Running the algorithm without Euler's criterion — you get a confident wrong answer for non-residues.
Using the p ≡ 3 (mod 4) formula for p ≡ 1 (mod 4) — (p+1)/4 is not an integer; the result is meaningless.
Reading the criterion's p − 1 as a real value instead of −1 — botches the QR/QNR decision.
Multiplying a*a without reducing mod p — silent overflow for large primes.
Forgetting the second root p − x — half the answer is missing.
Brute-forcing for big primes — O(p) is unusable beyond toy sizes.
Applying Tonelli-Shanks to a composite modulus — it is only valid for odd primes.

Cheat Sheet¶

Question	Tool	Formula
Does `n` have a √ mod `p`?	Euler's criterion	`n^((p-1)/2) ≡ 1` → yes; `≡ −1` → no
√ when `p ≡ 3 (mod 4)`	one-line formula	`x = n^((p+1)/4) (mod p)`
√ in general	Tonelli-Shanks	decompose `p−1 = Q·2^S`, run the loop (`middle.md`)
The other root	mirror	`p − x`
`n ≡ 0`?	special case	root is `0`
How many roots?	parity	`2` if QR, `0` if QNR (`1` if `n ≡ 0`)
Verify a root	re-square	check `x·x ≡ n (mod p)`

Core easy-case routine:

sqrtMod(n, p):
    n %= p
    if n == 0: return 0
    if n^((p-1)/2) != 1 (mod p): return NO ROOT      # Euler's criterion
    if p % 4 == 3: return n^((p+1)/4) (mod p)         # easy shortcut
    return tonelliShanks(n, p)                         # general case (see middle.md)

Visual Animation¶

See animation.html for an interactive visualization.
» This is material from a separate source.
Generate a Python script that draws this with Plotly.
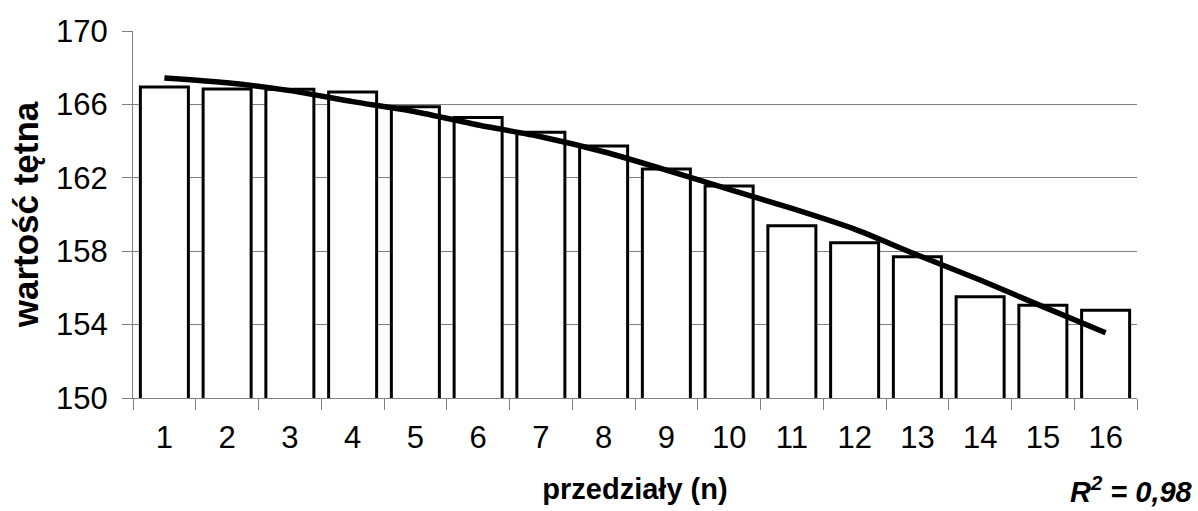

The animation demonstrates: - The Euler-criterion check: raising n to (p−1)/2 and watching it land on +1 (residue) or −1 (non-residue). - The p − 1 = Q · 2^S decomposition: peeling factors of 2 off p − 1 until only the odd part Q remains. - The order-reduction tweak loop: the running guess R, the "error" t, and the correction c updating each round until t collapses to 1 and R is the root. - Editable n and p, plus Play / Step / Reset controls and an operation log.

Summary¶

Tonelli-Shanks computes a modular square root — a solution to x² ≡ n (mod p) for an odd prime p. The first question is always solvability: Euler's criterion (n^((p-1)/2) ≡ 1 for a residue, ≡ −1 for a non-residue, captured by the Legendre symbol) answers it in one exponentiation. When the prime satisfies p ≡ 3 (mod 4), a single formula x = n^((p+1)/4) gives the root immediately — the common, easy case. Otherwise the full algorithm splits p − 1 = Q · 2^S, grabs a quadratic non-residue z, and iteratively nudges a guess R by power-of-two corrections until the error t reaches 1. Every QR has exactly two roots, x and p − x, and you should always re-square to verify. This is the k = 2 cousin of the general discrete-root problem (sibling 13); for composite moduli you add CRT and Hensel lifting. Master the criterion and the easy shortcut here, and the full loop in middle.md will feel like organized bookkeeping.